• **Exercise task**: Extract every line where the string "matplotlib" appears.

• **Dataset extract**:
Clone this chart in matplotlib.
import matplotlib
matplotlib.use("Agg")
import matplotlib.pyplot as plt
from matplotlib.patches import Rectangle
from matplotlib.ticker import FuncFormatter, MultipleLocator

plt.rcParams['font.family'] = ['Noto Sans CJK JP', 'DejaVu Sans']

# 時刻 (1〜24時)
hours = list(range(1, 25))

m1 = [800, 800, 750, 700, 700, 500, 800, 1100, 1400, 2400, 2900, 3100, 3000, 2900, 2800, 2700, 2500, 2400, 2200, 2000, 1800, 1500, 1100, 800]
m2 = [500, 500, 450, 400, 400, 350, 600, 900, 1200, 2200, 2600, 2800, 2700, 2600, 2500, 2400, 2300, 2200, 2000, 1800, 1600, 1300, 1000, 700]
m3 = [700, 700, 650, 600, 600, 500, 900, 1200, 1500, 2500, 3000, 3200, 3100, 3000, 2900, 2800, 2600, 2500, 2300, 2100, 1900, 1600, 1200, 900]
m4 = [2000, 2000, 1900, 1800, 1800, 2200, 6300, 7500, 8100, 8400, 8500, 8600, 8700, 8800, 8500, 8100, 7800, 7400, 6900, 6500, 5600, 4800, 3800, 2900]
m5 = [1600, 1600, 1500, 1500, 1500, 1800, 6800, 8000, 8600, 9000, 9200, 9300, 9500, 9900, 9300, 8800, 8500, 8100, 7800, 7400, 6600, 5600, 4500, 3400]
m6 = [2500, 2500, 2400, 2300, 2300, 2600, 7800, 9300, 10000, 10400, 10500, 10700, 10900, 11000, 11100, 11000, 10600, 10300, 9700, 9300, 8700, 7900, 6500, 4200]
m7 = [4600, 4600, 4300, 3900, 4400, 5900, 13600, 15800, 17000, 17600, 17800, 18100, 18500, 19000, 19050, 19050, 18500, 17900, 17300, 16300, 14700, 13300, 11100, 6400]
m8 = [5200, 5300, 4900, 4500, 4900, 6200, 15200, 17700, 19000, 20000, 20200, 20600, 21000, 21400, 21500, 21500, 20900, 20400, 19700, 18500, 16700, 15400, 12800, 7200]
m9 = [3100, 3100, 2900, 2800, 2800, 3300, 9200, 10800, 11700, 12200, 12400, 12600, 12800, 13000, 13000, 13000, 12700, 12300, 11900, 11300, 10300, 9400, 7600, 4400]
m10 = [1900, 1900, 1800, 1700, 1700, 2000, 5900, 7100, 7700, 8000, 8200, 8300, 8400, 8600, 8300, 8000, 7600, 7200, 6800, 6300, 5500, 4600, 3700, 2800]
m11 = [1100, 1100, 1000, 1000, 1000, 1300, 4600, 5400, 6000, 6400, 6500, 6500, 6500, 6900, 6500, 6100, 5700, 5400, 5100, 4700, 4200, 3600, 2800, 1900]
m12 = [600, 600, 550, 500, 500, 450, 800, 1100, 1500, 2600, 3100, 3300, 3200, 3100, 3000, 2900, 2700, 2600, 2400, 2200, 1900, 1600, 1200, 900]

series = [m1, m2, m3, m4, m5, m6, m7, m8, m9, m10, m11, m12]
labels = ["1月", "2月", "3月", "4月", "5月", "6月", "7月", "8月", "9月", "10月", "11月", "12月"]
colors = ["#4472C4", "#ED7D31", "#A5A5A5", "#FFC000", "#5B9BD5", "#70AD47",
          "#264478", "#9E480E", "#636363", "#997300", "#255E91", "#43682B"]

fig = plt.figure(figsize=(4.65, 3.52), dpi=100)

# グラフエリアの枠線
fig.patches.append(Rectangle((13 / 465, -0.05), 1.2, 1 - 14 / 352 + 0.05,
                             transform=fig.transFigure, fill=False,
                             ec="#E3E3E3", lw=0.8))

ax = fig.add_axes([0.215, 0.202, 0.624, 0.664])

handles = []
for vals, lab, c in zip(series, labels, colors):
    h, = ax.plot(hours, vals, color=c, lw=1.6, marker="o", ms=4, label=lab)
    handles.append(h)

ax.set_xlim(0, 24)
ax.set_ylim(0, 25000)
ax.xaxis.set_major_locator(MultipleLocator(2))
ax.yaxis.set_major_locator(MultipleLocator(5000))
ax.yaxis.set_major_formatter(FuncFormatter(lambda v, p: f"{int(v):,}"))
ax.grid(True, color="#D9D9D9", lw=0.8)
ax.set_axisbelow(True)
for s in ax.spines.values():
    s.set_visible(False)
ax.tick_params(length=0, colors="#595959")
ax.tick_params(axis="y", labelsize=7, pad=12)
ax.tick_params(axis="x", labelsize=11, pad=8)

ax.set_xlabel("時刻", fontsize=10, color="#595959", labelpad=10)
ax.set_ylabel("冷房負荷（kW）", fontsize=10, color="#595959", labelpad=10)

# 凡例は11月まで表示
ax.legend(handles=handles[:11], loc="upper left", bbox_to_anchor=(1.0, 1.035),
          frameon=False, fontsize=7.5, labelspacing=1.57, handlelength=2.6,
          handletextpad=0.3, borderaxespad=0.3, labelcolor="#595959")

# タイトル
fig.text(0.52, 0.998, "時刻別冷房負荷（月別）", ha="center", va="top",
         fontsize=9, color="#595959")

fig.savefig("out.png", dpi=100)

• **Exercise solution**:
Clone this chart in matplotlib.
import matplotlib
matplotlib.use("Agg")
import matplotlib.pyplot as plt
from matplotlib.patches import Rectangle
from matplotlib.ticker import FuncFormatter, MultipleLocator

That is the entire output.